«Hello Queen»

  13.09.2022 Reichenbach, Kiental

Mit ein bisschen Oberländer Durchtriebenheit kam Unternehmer Hanspeter Wyssen zu einem Gespräch mit der letzte Woche verstorbenen Queen. Der Reichenbacher erinnert sich mit einem Schmunzeln an die Episode aus dem Jahr 2000.

HANS RUDOLF SCHNEIDER
Die Reichenbacher Seilbahnfirma Wyssen erhielt in den Jahren 1999 / 2000 den Auftrag, mit ihren Seilwinden den Bau der Millennium Bridge – einer Stahlhängebrücke über die Themse für Fussgänger – zu unterstützen. Da es bei einem grossen Brückenprojekt in Dänemark gute Arbeit geleistet hatte, war London auf das einheimische Unternehmen aufmerksam geworden. 80 Tonnen Material und Werkzeuge wurden nach England spediert, neun Wyssen-Seilwinden kamen zum Einsatz. Verantwortlich für die Abwicklung des Auftrags war mit Hanspeter Wyssen einer der Söhne des Firmengründers. Für die Montagearbeiten engagierte er mit Karl Zingrich einen weiteren Kandertaler. Die Einweihung des Jahrhundertbauwerks – 325 Meter lang und 18,2 Millionen Pfund teuer – fand am 9. Mai 2000 statt.

An den «Bobbys» vorbeigeschlichen
Eingeladen war damals auch Hanspeter Wyssen als Vertreter der kleinen Kandertaler Firma. Ein gutes Hemd habe er angezogen, erzählt er und zeigt stolz zwei Bilder von sich und der Königin. Der Anlass hat einen enormen Eindruck bei ihm hinterlassen. «Zuerst ging es in die St.-Pauls-Kathedrale, wo die Einweihung startete. Die Kirche war schon fast voll. Ich ging immer weiter nach vorn und setzte mich schliesslich auf einen freien Stuhl gleich in die Reihe hinter Queen Elisabeth.»

Anschliessend wurde in einem benachbarten Gebäude zum Apéro und Buffet geladen.

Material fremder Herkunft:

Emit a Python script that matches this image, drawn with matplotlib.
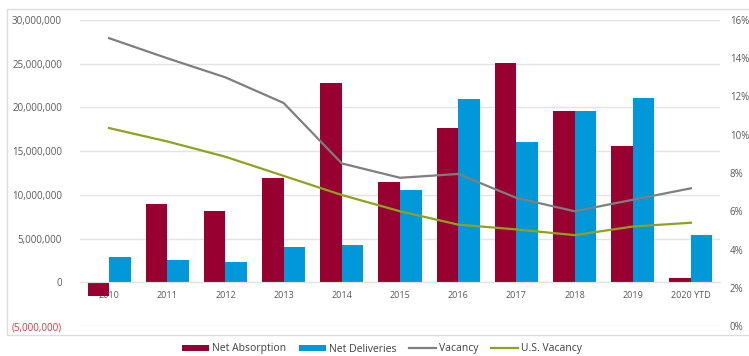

Hanspeter Wyssen hatte aber die falsche Eintrittskarte, wie ihm die zwei uniformierten Polizisten an der Türe klarmachten. Er war also nicht eingeladen. Leider konnte ihm die Organisatorin des Einweihungsevents auch nicht weiterhelfen, zu der er von den «Bobbys» geschickt wurde. Wyssen wartete einen Augenblick ab, in dem die Polizisten mit einem anderen Gast beschäftigt waren, ging rasch an ihnen vorbei und sagte nur: «It’s okay.» Und er war drin.

Via Philip zur Queen
«Ich kannte dort niemanden. Die vielleicht 40 bis 50 Personen waren aber offenbar untereinander gut bekannt. Was also sollte ich machen?» Er wandte sich an den abseits stehenden Prinz Philip, den Ehemann der Queen, stellte sich vor und erklärte, was seine Firma beigetragen habe. Und sagte, er würde sich gern bei der Queen für den Auftrag bedanken, aber die sei ja beschäftigt. Sie plauderten dann über Seilbahnen, die Philip von den königlichen Winterferien in der Schweiz bestens kannte und die ihn faszinierten.

Ein paar Minuten später – es wurde zum Buffet gerufen – tönte es plötzlich durch den grossen Saal: «Hey, Swiss guy.» Der Queen-Gemahl winkte ihn zu sich, und plötzlich stand der Reichenbacher vor der englischen Königin. «Ich verbeugte mich, schüttelte ihr die Hand und sagte: ‹Hello Queen!› Das war wohl nicht ganz nach Protokoll», erzählt Wyssen mit einem breiten Lachen. Er habe sich für den Auftrag bedankt und wieder über das Skifahren und die Schweiz mit ihr «dorfet». Sie habe sehr interessiert zugehört und Fragen gestellt. Dann war es Zeit für die geladenen Gäste, ans Buffet zu schreiten und er habe sich leise verabschiedet.

Es ist dem heute 82-jährigen Hanspeter Wyssen anzumerken, wie viel Eindruck ihm diese aussergewöhnliche Begegnung vor über zwanzig Jahren gemacht hat. Und mit der Meldung von Elisabeths Tod sei diese Begebenheit wieder sehr präsent geworden.